Is he really? Remember, if Putin is elected, he will be sworn as the next president of Russia in May 2012. At this time, President Obama will be in the middle of a tough re-election campaign; the last thing on his to-do list will be improving a frosty relationship with his newly inaugurated Russian “partner.” Not to mention the fact that any attempt to cozy up with Putin will be immediately interpreted by Obama’s Republican opponents as Putin “appeasement.”

Obama and Putin met once, in July 2009, during Obama’s visit to Russia, and this was a tough one-on-one, according to the people present. Obama can’t blame anyone but himself: shortly before the meeting, he described Putin as having “one foot in the old ways of doing business and one foot in the new.” This comment was apparently intended to signal the administration’s support for President Medvedev’s modernization agenda. In hindsight, however, it is clear that Obama’s whole approach – and, in particular, his jab at Putin — was misguided.

It appears unlikely that this mistake can be corrected quickly. True, Obama and Putin will have opportunities to meet face-to-face in 2012: once at the G8/NATO summit in Chicago in May and then at the APEC meeting in Vladivostok, Russia in November. It’s, however, highly doubtful that these bilateral mini-summits will produce anything more substantial than mandatory photo-ops.

And then, in November, the presidential election in the U.S. will take place. Obama has about a 50-50 chance of losing it, and should this happen, the agenda and the dynamics of the Washington-Moscow dialogue for the foreseeable future will be defined not by Putin, but by the next U.S. president, a Republican. Incidentally, Mitt Romney, currently the leading Republican presidential candidate — and, therefore, the likeliest “new partner” for Putin – remarked recently that the “reset” in U.S.-Russia relations “has to end.”

Of course, Obama may still get re-elected, but his ability to conduct Russia policy he wants will be further limited by the expected loss of the Democratic majority in the Senate, something that the apologists of the “nothing-is-going-to change” approach seem to overlook. It is not a secret that Obama invested heavily in his relationship with Medvedev — on the assumption that supporting Medvedev was a way to signal U.S. support for reforms in Russia and, of course, on the assumption that supporting Medvedev will improve his chances to be elected for the second term. Now, having been proven wrong, Obama will feel utterly uncomfortable in his communications with Putin.
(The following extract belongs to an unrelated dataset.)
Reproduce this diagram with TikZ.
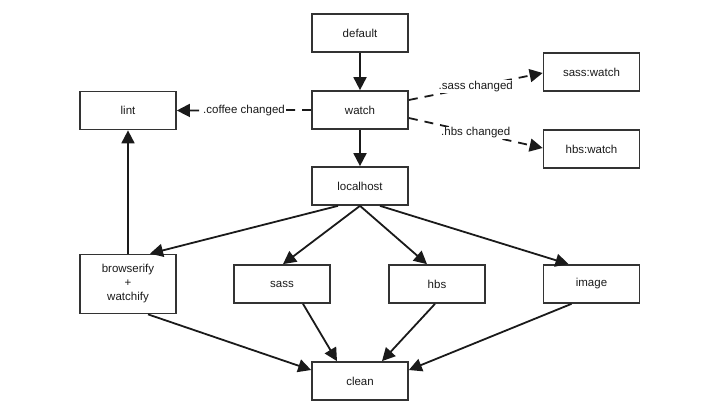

Making things even worse, Senate Republicans – most likely, in majority — will obstruct his every move vis-à-vis Russia, however benign.

In 2008, Henry Kissinger perceptively observed that when Putin was president, “Russian policy … [was] … driven in a quest for a reliable strategic partner, with America being the preferred choice.” Regardless of whether Putin “trusts” or “mistrusts” the West, he has all the reasons to believe that his offer of strategic partnership to the United States had been rejected by anti-Russian policies of the Bush administration. What has Putin heard so far from the other side of the Atlantic that persuaded him that the U.S. now considers him a “new partner?” That he is not supposed to change Russia’s U.S. policy?

Naturally, any speculations on the direction of Russian foreign policy during Putin’s third and, possibly, fourth presidential term are premature, yet, the very notion that nothing will change because Medvedev’s past initiatives were implicitly or explicitly supported by Putin – and who knows that for sure? – appears as dangerously naïve. After all, Putin’s acquiescing to Medvedev’s decisions – or choosing not to veto some of them – doesn’t prove his endorsement of these decisions, much less a willingness to pursue them. If American presidents regularly throw away foreign policy initiatives of their predecessors, why should Putin not feel free to do the same?

About Eugene Ivanov

Eugene Ivanov is a PMI-certified Innovation Management Consultant who helps organizations increase the efficiency of their internal and external innovation programs.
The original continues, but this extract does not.